Task directions:
Write the data out again exactly, dropping any images it holds.

** BEGIN Data section **

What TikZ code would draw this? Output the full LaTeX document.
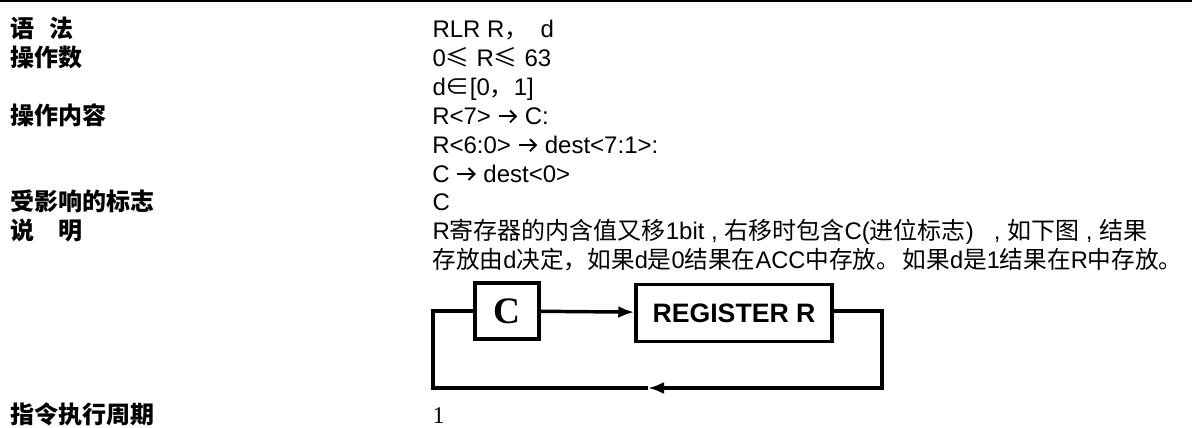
\documentclass[tikz,border=0pt]{standalone}
\usepackage{fontspec}
\setmainfont{Liberation Sans}
\newfontfamily\timesfont{Liberation Serif}
\newfontfamily\cjk{Noto Sans CJK SC}
\usetikzlibrary{arrows.meta}

\newcommand{\zh}[1]{{\cjk #1}}
\newcommand{\rarrow}{\tikz[baseline=-6pt]\draw[line width=1.4pt,-{Straight Barb[length=4.5pt,width=9pt]}] (0pt,0pt) -- (14pt,0pt);}

\tikzset{every picture/.style={line width=0.75pt}}
\tikzset{
  rowtext/.style={anchor=base west, inner sep=0pt, font=\fontsize{18}{21}\selectfont},
  headtext/.style={rowtext, font=\fontsize{18}{21}\selectfont\cjk\bfseries},
  regbox/.style={draw, line width=2.6pt, inner sep=0pt},
  wire/.style={line width=2.6pt},
  tip/.style={-{Latex[length=12pt,width=9pt]}}
}

\begin{document}
\begin{tikzpicture}[x=0.75pt,y=0.75pt,yscale=-1,xscale=1]
	\useasboundingbox (0,0) rectangle (1192,428);

	%Straight Lines
	\draw [line width=1.1pt]    (0,1) -- (1192,1) ;

	% Text Node
	\node [headtext] (syntax) at (10,38) {语\hspace{11pt}法};
	% Text Node
	\node [headtext] (operand) at (10,66.8) {操作数};
	% Text Node
	\node [headtext] (operation) at (10,124.4) {操作内容};
	% Text Node
	\node [headtext] (flags) at (10,210.8) {受影响的标志};
	% Text Node
	\node [headtext] (remark) at (10,239.6) {说\hspace{18pt}明};
	% Text Node
	\node [headtext] (cycles) at (10,423) {指令执行周期};

	% Text Node
	\node [rowtext] (rlr) at (432,38) {RLR R\zh{，}\hspace{9pt}d};
	% Text Node
	\node [rowtext] (range) at (432,66.8) {0\zh{≤} R\zh{≤} 63};
	% Text Node
	\node [rowtext] (dset) at (432,95.6) {d\zh{∈}[0\zh{，}1]};
	% Text Node
	\node [rowtext] (opa) at (432,124.4) {R<7> \rarrow{} C:};
	% Text Node
	\node [rowtext] (opb) at (432,153.2) {R<6:0> \rarrow{} dest<7:1>:};
	% Text Node
	\node [rowtext] (opc) at (432,182) {C \rarrow{} dest<0>};
	% Text Node
	\node [rowtext] (flagc) at (432,210.8) {C};
	% Text Node
	\node [rowtext] (desca) at (432,239.6) {R\zh{寄存器的内含值又移}1bit\ ,\ \zh{右移时包含}C(\zh{进位标志})\ \ \ ,\ \zh{如下图}\ ,\ \zh{结果}};
	% Text Node
	\node [rowtext] (descb) at (432,268.4) {\scalebox{0.985}[1]{\zh{存放由}d\zh{决定，如果}d\zh{是}0\zh{结果在}ACC\zh{中存放。}\hspace{2pt}\zh{如果}d\zh{是}1\zh{结果在}R\zh{中存放。}}};
	% Text Node
	\node [rowtext, font=\fontsize{18}{21}\selectfont\timesfont] (one) at (432,423) {1};

	%Shape: Rectangle
	\node [regbox, minimum width=48pt, minimum height=42pt, font=\fontsize{28}{30}\selectfont\timesfont\bfseries] (cbox) at (507,311) {C};
	%Shape: Rectangle
	\node [regbox, minimum width=147pt, minimum height=43pt, font=\fontsize{20}{24}\selectfont\bfseries] (rbox) at (734,313) {REGISTER R};

	\coordinate (lt) at (433,311);
	\coordinate (lb) at (433,388);
	\coordinate (rt) at (882,311);
	\coordinate (rb) at (882,388);
	\coordinate (mid) at (648,388);

	%Straight Lines
	\draw [wire, tip]    (cbox) -- (rbox) ;
	%Straight Lines
	\draw [wire, tip]    (rbox.east |- rt) -- (rt) -- (rb) -- (mid) ;
	%Straight Lines
	\draw [wire]    (mid) -- (lb) -- (lt) -- (cbox.west) ;

\end{tikzpicture}
\end{document}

** END Data section **

Response to the exercise:
What TikZ code would draw this? Output the full LaTeX document.
\documentclass[tikz,border=0pt]{standalone}
\usepackage{fontspec}
\setmainfont{Liberation Sans}
\newfontfamily\timesfont{Liberation Serif}
\newfontfamily\cjk{Noto Sans CJK SC}
\usetikzlibrary{arrows.meta}

\newcommand{\zh}[1]{{\cjk #1}}
\newcommand{\rarrow}{\tikz[baseline=-6pt]\draw[line width=1.4pt,-{Straight Barb[length=4.5pt,width=9pt]}] (0pt,0pt) -- (14pt,0pt);}

\tikzset{every picture/.style={line width=0.75pt}}
\tikzset{
  rowtext/.style={anchor=base west, inner sep=0pt, font=\fontsize{18}{21}\selectfont},
  headtext/.style={rowtext, font=\fontsize{18}{21}\selectfont\cjk\bfseries},
  regbox/.style={draw, line width=2.6pt, inner sep=0pt},
  wire/.style={line width=2.6pt},
  tip/.style={-{Latex[length=12pt,width=9pt]}}
}

\begin{document}
\begin{tikzpicture}[x=0.75pt,y=0.75pt,yscale=-1,xscale=1]
	\useasboundingbox (0,0) rectangle (1192,428);

	%Straight Lines
	\draw [line width=1.1pt]    (0,1) -- (1192,1) ;

	% Text Node
	\node [headtext] (syntax) at (10,38) {语\hspace{11pt}法};
	% Text Node
	\node [headtext] (operand) at (10,66.8) {操作数};
	% Text Node
	\node [headtext] (operation) at (10,124.4) {操作内容};
	% Text Node
	\node [headtext] (flags) at (10,210.8) {受影响的标志};
	% Text Node
	\node [headtext] (remark) at (10,239.6) {说\hspace{18pt}明};
	% Text Node
	\node [headtext] (cycles) at (10,423) {指令执行周期};

	% Text Node
	\node [rowtext] (rlr) at (432,38) {RLR R\zh{，}\hspace{9pt}d};
	% Text Node
	\node [rowtext] (range) at (432,66.8) {0\zh{≤} R\zh{≤} 63};
	% Text Node
	\node [rowtext] (dset) at (432,95.6) {d\zh{∈}[0\zh{，}1]};
	% Text Node
	\node [rowtext] (opa) at (432,124.4) {R<7> \rarrow{} C:};
	% Text Node
	\node [rowtext] (opb) at (432,153.2) {R<6:0> \rarrow{} dest<7:1>:};
	% Text Node
	\node [rowtext] (opc) at (432,182) {C \rarrow{} dest<0>};
	% Text Node
	\node [rowtext] (flagc) at (432,210.8) {C};
	% Text Node
	\node [rowtext] (desca) at (432,239.6) {R\zh{寄存器的内含值又移}1bit\ ,\ \zh{右移时包含}C(\zh{进位标志})\ \ \ ,\ \zh{如下图}\ ,\ \zh{结果}};
	% Text Node
	\node [rowtext] (descb) at (432,268.4) {\scalebox{0.985}[1]{\zh{存放由}d\zh{决定，如果}d\zh{是}0\zh{结果在}ACC\zh{中存放。}\hspace{2pt}\zh{如果}d\zh{是}1\zh{结果在}R\zh{中存放。}}};
	% Text Node
	\node [rowtext, font=\fontsize{18}{21}\selectfont\timesfont] (one) at (432,423) {1};

	%Shape: Rectangle
	\node [regbox, minimum width=48pt, minimum height=42pt, font=\fontsize{28}{30}\selectfont\timesfont\bfseries] (cbox) at (507,311) {C};
	%Shape: Rectangle
	\node [regbox, minimum width=147pt, minimum height=43pt, font=\fontsize{20}{24}\selectfont\bfseries] (rbox) at (734,313) {REGISTER R};

	\coordinate (lt) at (433,311);
	\coordinate (lb) at (433,388);
	\coordinate (rt) at (882,311);
	\coordinate (rb) at (882,388);
	\coordinate (mid) at (648,388);

	%Straight Lines
	\draw [wire, tip]    (cbox) -- (rbox) ;
	%Straight Lines
	\draw [wire, tip]    (rbox.east |- rt) -- (rt) -- (rb) -- (mid) ;
	%Straight Lines
	\draw [wire]    (mid) -- (lb) -- (lt) -- (cbox.west) ;

\end{tikzpicture}
\end{document}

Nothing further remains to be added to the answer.